La souveraineté du peuple français est-elle altérée ? Rien, dans le projet qui vous est soumis, ne porte atteinte à la conception de la souveraineté nationale, inscrite à l'article 3 de notre Constitution, puisque le peuple français en reste le seul détenteur.

L'invisibilité de la République est-elle affectée ? J'attends que l'on démontre que l'article 1er, seul ou combiné avec d'autres dispositions, conduit à diviser le pouvoir législatif.

L'unité de l'État est-elle atteinte ? Les lois de la République, votées par le Parlement, sont applicables en Corse. Les représentants de l'État, dans l'île, n'abandonnent en rien les missions essentielles, qu'ils exercent dans les domaines de la sécurité, de la justice ou du contrôle des institutions locales.

Pour être historiquement fondée, et juridiquement acceptable, l'évocation du peuple corse est-elle, tout simplement, utile ?

Cette reconnaissance de la diversité, au sein de notre ensemble national, n'a de sens que si une majorité de Corses en exprime le souhait ou, au moins, y est favorable. Cette condition me paraît remplie.

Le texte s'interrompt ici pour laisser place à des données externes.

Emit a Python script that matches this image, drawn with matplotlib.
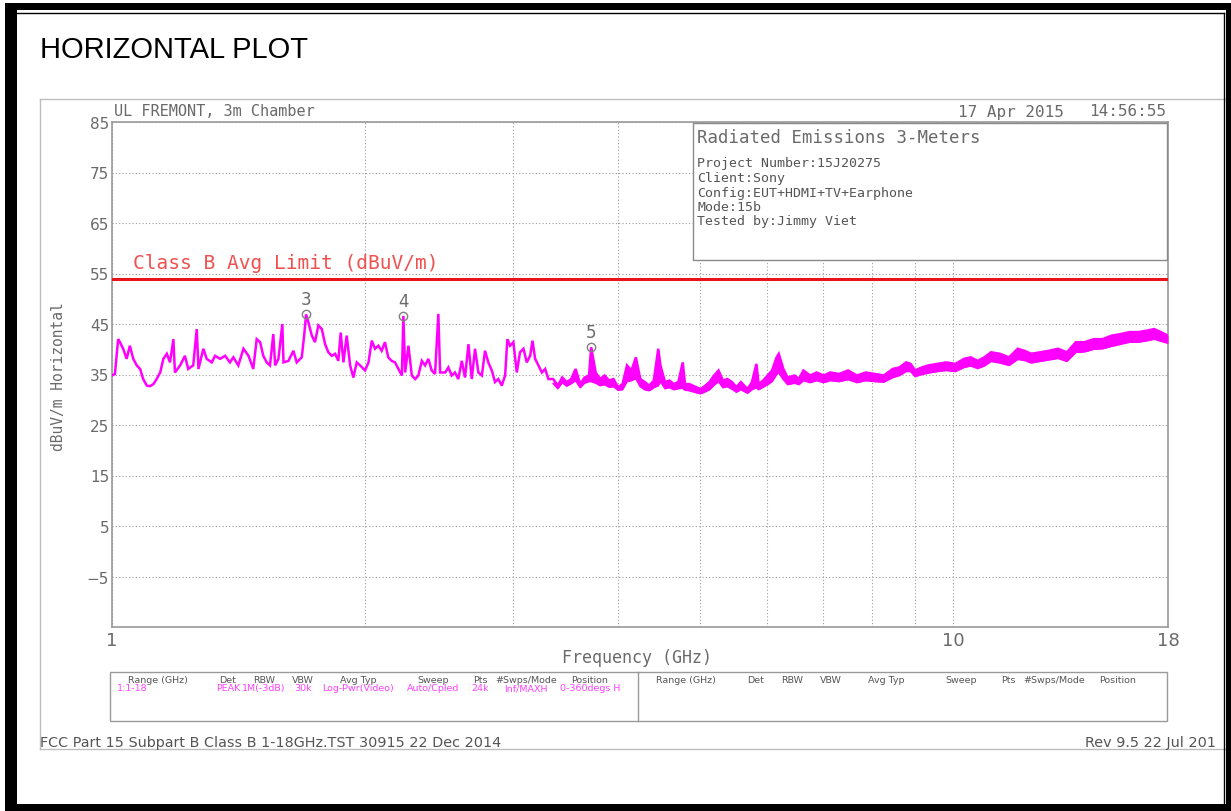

L'Assemblée de Corse n'en doutait pas lorsqu'elle affirmait, par une délibération du 13 octobre 1988, adoptée presqu'à l'unanimité, l'existence du peuple corse au sein de la République.

Le projet du gouvernement ne dit rien d'autre.

Mesdames, Messieurs les Sénateurs, je vous ai dit ma conviction.

En Corse, les lois de la République doivent s'appliquer comme ailleurs. L'autorité de l'État s'exerce, là comme ailleurs. Elle n'est jamais négociable.

Cet effort n'est pas suffisant.

En Corse, plus qu'ailleurs, une politique de solidarité et d'aménagement du territoire doit être poursuivie.

En Corse plus qu'ailleurs, un effort supplémentaire de décentralisation doit être conduit, dans le cadre permis par la Constitution.

C'est à cette exigence que le projet de loi du gouvernement s'efforce de satisfaire. Le débat public, que le Sénat entame aujourd'hui, doit être l'occasion de faire entendre, au Parlement, les aspirations de la Corse et la réponse, réfléchie et responsable, du législateur.